Statement of Senator Patrick Leahy (D-Vt.), Ranking Member, Senate Judiciary Committee, On Consideration of the Committee Reported Substitute to S. 178

An important debate occurred yesterday on the Senate floor between two of the cosponsors of the bill we are considering.  It was what many would call a “C-SPAN Moment,” a focused and memorable discussion of a significant issue now before the Senate.  It was an honest discussion about what is at stake in the debate we are having right now.  The core question is how we are going to support the survivors of what we all agree is a heinous and deplorable crime.

Late yesterday, Senator Feinstein articulated with powerful clarity why the Hyde Amendment has no place in what we are trying to do here – particularly when the legislation we are debating involves no taxpayer funds.  The Domestic Trafficking Victims’ Fund included in S. 178 is funded by a “special assessment” fine collected from convicted sex traffickers intended to help survivors rebuild their lives.  Whether taxpayer dollars should be used to ensure that a full range of health care options are available to this vulnerable population is an important debate we will have another day.  The application of the Hyde Amendment when zero taxpayer dollars are involved is unprecedented and represents a significant change in federal policy.

When asked why the Hyde Amendment has resulted in such outcry, Senator Feinstein said simply:  “Because of what this legislation is. This legislation is about the raping. . . of young girls.”

She is right, and I encourage everyone to go back and watch her moving remarks that got right to the heart of this debate.  These are children who have been bought and sold like animals. They have had every choice taken from them.  And now, if they survive, if they escape, we should not put limits on what health services they can seek.  I stand with the survivors of these crimes. I stand with Senator Feinstein.  This is a line we should not cross.

Human trafficking victims are often not treated as rape victims.  Too often these girls are treated as prostitutes.  That is a fact we are trying to change, but we cannot ignore the reality that many of these girls are put through our juvenile justice system and prosecuted as criminals, not as victims.

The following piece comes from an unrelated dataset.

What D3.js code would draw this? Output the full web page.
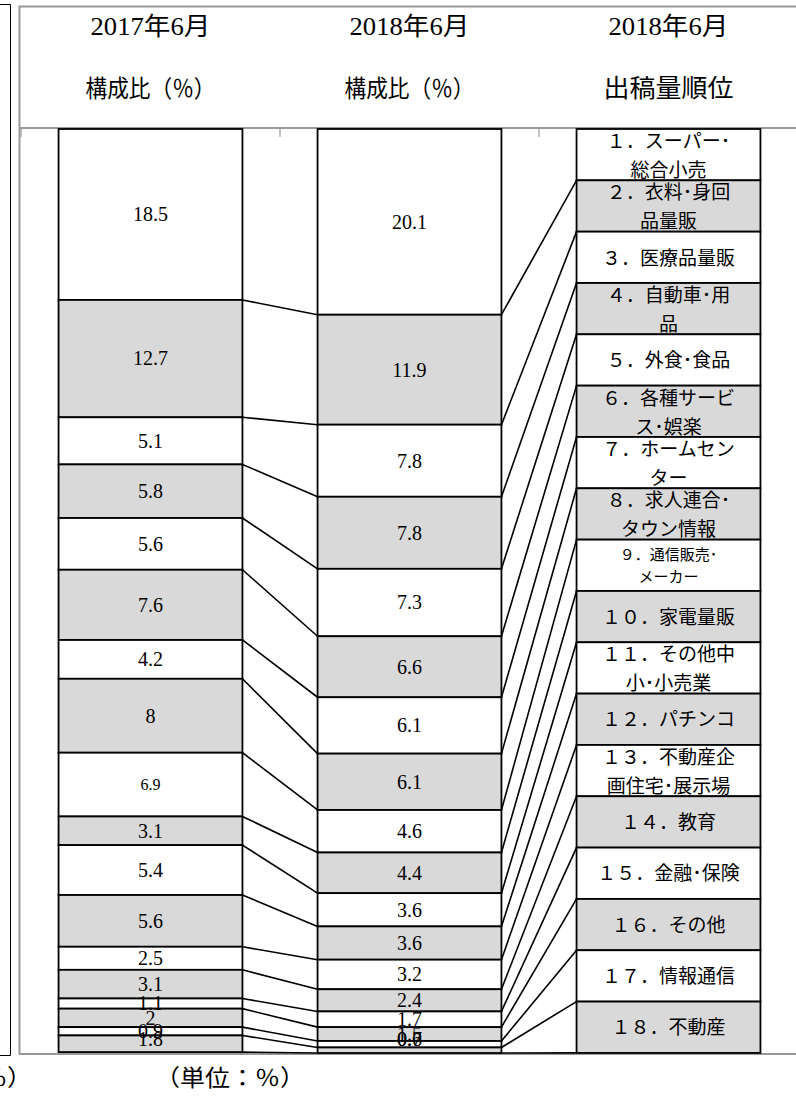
<!DOCTYPE html>
<html><head><meta charset="utf-8">
<script src="https://cdn.jsdelivr.net/npm/d3@7"></script>
<style>body{margin:0;background:#fff}svg{display:block}</style>
</head><body>
<script>
// ---------- data ----------
const categories = ["2017年6月", "2018年6月", "2018年6月"];
const categorySubtitles = ["構成比（％）", "構成比（％）", "出稿量順位"];
const share2017 = [18.5, 12.7, 5.1, 5.8, 5.6, 7.6, 4.2, 8, 6.9, 3.1, 5.4, 5.6, 2.5, 3.1, 1.1, 2, 0.9, 1.8];
const share2018 = [20.1, 11.9, 7.8, 7.8, 7.3, 6.6, 6.1, 6.1, 4.6, 4.4, 3.6, 3.6, 3.2, 2.4, 1.7, 1.5, 0.7, 0.6];
const rankSlots = [5.555, 5.555, 5.555, 5.555, 5.555, 5.555, 5.555, 5.555, 5.555, 5.555, 5.555, 5.555, 5.555, 5.555, 5.555, 5.555, 5.555, 5.555];
const rankLabels = [
  ["１．スーパー･", "総合小売"],
  ["２．衣料･身回", "品量販"],
  ["３．医療品量販"],
  ["４．自動車･用", "品"],
  ["５．外食･食品"],
  ["６．各種サービ", "ス･娯楽"],
  ["７．ホームセン", "ター"],
  ["８．求人連合･", "タウン情報"],
  ["９．通信販売･", "メーカー"],
  ["１０．家電量販"],
  ["１１．その他中", "小･小売業"],
  ["１２．パチンコ"],
  ["１３．不動産企", "画住宅･展示場"],
  ["１４．教育"],
  ["１５．金融･保険"],
  ["１６．その他"],
  ["１７．情報通信"],
  ["１８．不動産"]
];
const unitLabel = "（単位：％）";
const valueMax = 100;

// ---------- drawing ----------
const W = 796, H = 1098;
const svg = d3.select("body").append("svg").attr("width", W).attr("height", H);

const columns = [share2017, share2018, rankSlots];
const x = d3.scaleBand().domain(d3.range(columns.length)).range([21, 798])
  .paddingInner(0.29).paddingOuter(0.145);
const y = d3.scaleLinear().domain([0, valueMax]).range([129, 1053]);
const bw = x.bandwidth();

const stacks = columns.map(vals => {
  let acc = 0;
  return vals.map(v => { const s = acc; acc += v; return {v, s, e: acc}; });
});

const gray = "#999";
// previous panel edge (left)
svg.append("path").attr("d", "M0,4.5H10.5V1055.5H0").attr("fill", "none").attr("stroke", "#000").attr("stroke-width", 1);
svg.append("text").attr("x", -43).attr("y", 1086).attr("text-anchor", "middle")
  .attr("font-family", "'Noto Sans CJK JP'").attr("font-size", 23)
  .attr("textLength", 150).attr("lengthAdjust", "spacingAndGlyphs").text(unitLabel);

// frame
svg.append("path").attr("d", "M796,6.5H19.5V1054H796").attr("fill", "none").attr("stroke", gray).attr("stroke-width", 2);

// category axis at top (value axis reversed)
svg.append("line").attr("x1", 19).attr("x2", 796).attr("y1", 128).attr("y2", 128).attr("stroke", gray).attr("stroke-width", 2);
const tickXs = d3.range(columns.length + 1).map(i => x.range()[0] + i * x.step());
svg.selectAll("line.tick").data(tickXs).join("line").attr("class", "tick")
  .attr("x1", d => d).attr("x2", d => d).attr("y1", 128).attr("y2", 137)
  .attr("stroke", gray).attr("stroke-width", 1.2);

// headers
svg.selectAll("text.cat").data(categories).join("text").attr("class", "cat")
  .attr("x", (d, i) => x(i) + bw / 2).attr("y", 35).attr("text-anchor", "middle")
  .attr("font-family", "'Liberation Serif','Noto Sans CJK JP'").attr("font-size", 25)
  .attr("textLength", 120).attr("lengthAdjust", "spacingAndGlyphs").text(d => d);
svg.selectAll("text.sub").data(categorySubtitles).join("text").attr("class", "sub")
  .attr("x", (d, i) => x(i) + bw / 2).attr("y", 97).attr("text-anchor", "middle")
  .attr("font-family", "'Noto Sans CJK JP'").attr("font-size", (d, i) => i === 2 ? 25 : 24)
  .attr("textLength", 130).attr("lengthAdjust", "spacingAndGlyphs").text(d => d);

// series lines
const lines = svg.append("g");
for (let c = 0; c < columns.length - 1; c++) {
  const a = stacks[c], b = stacks[c + 1];
  for (let i = 0; i < a.length; i++) {
    lines.append("line")
      .attr("x1", x(c) + bw).attr("y1", y(a[i].e))
      .attr("x2", x(c + 1)).attr("y2", y(b[i].e))
      .attr("stroke", "#000").attr("stroke-width", 1.6);
  }
}

// bars
const nSeries = share2017.length;
for (let i = 0; i < nSeries; i++) {
  const g = svg.append("g");
  stacks.forEach((st, c) => {
    const d = st[i];
    g.append("rect").attr("x", x(c)).attr("width", bw)
      .attr("y", y(d.s)).attr("height", y(d.e) - y(d.s))
      .attr("fill", i % 2 ? "#d9d9d9" : "#fff").attr("stroke", "#000").attr("stroke-width", 1.8);
  });
}
// labels (kept inside the plot area like the original)
const maxLabelY = y(valueMax) - 14;
for (let i = 0; i < nSeries; i++) {
  [0, 1].forEach(c => {
    const d = stacks[c][i];
    const small = (c === 0 && i === 8);
    svg.append("text").attr("x", x(c) + bw / 2)
      .attr("y", Math.min((y(d.s) + y(d.e)) / 2, maxLabelY))
      .attr("dy", "0.34em").attr("text-anchor", "middle")
      .attr("font-family", "'Liberation Serif'").attr("font-size", small ? 16 : 20)
      .text(d.v);
  });
  const d = stacks[2][i];
  const yc = (y(d.s) + y(d.e)) / 2;
  const lab = rankLabels[i];
  const fs = i === 8 ? 15 : 19;
  const offs = lab.length === 1 ? [0] : (i === 8 ? [-11, 11] : [-14, 15]);
  lab.forEach((t, k) => {
    svg.append("text").attr("x", x(2) + bw / 2).attr("y", yc + offs[k]).attr("dy", "0.38em")
      .attr("text-anchor", "middle").attr("font-family", "'Noto Sans CJK JP'")
      .attr("font-size", fs).text(t);
  });
}
// unit
svg.append("text").attr("x", 230).attr("y", 1086).attr("text-anchor", "middle")
  .attr("font-family", "'Noto Sans CJK JP'").attr("font-size", 23)
  .attr("textLength", 150).attr("lengthAdjust", "spacingAndGlyphs").text(unitLabel);
</script>
</body></html>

It is easy for some to claim that there is a so-called “rape exception” to the Hyde restriction but the reality is that for the survivors of this terrible crime, the rape exception feels more like an overwhelming bureaucracy.  In many states, victims are forced to jump through hoop after hoop to qualify for the exception. They have to obtain police reports or certifications from state agencies, making them relive the details of their trauma again and again.  One state even requires the governor to approve any exception.  And another state does not recognize the rape exception at all. The easiest, most appropriate solution here is to simply remove the Hyde restriction so that survivors can make their own health care decisions.  That is what the survivors are asking us to do.  That is what the professionals who work with human trafficking survivors are asking us to do.

Yesterday, Senator Cornyn argued that the inclusion of this language was routine; that it does not change the status quo at all.  That is simply not accurate.  The Hyde Amendment is about keeping taxpayer dollars out of the abortion debate.  We may have different opinions on that issue, but that is not what we are talking about here.  The money at issue in this bill is collected from sex traffickers.  The bottom line is that the offender-financed fund created in this bill will rely on zero taxpayer dollars.  Maintaining current practice means removing this provision.

The House bill that passed unanimously almost two months ago does not contain this expansion of the Hyde Amendment’s reach.  If Speaker Boehner could find a way to bring the House together and pass this bill without injecting abortion politics into the discussion, then so can we. 

Senator Feinstein is right that we have amendments we need to consider if we can simply get past this stalemate.  But she is also right that the issue at stake here is too important to turn our back on.  This is not a provision we can just ignore and dismiss as the status quo.  I believe we can find a path forward.  But the solution is NOT to expand restrictions on the health care choices of human trafficking survivors.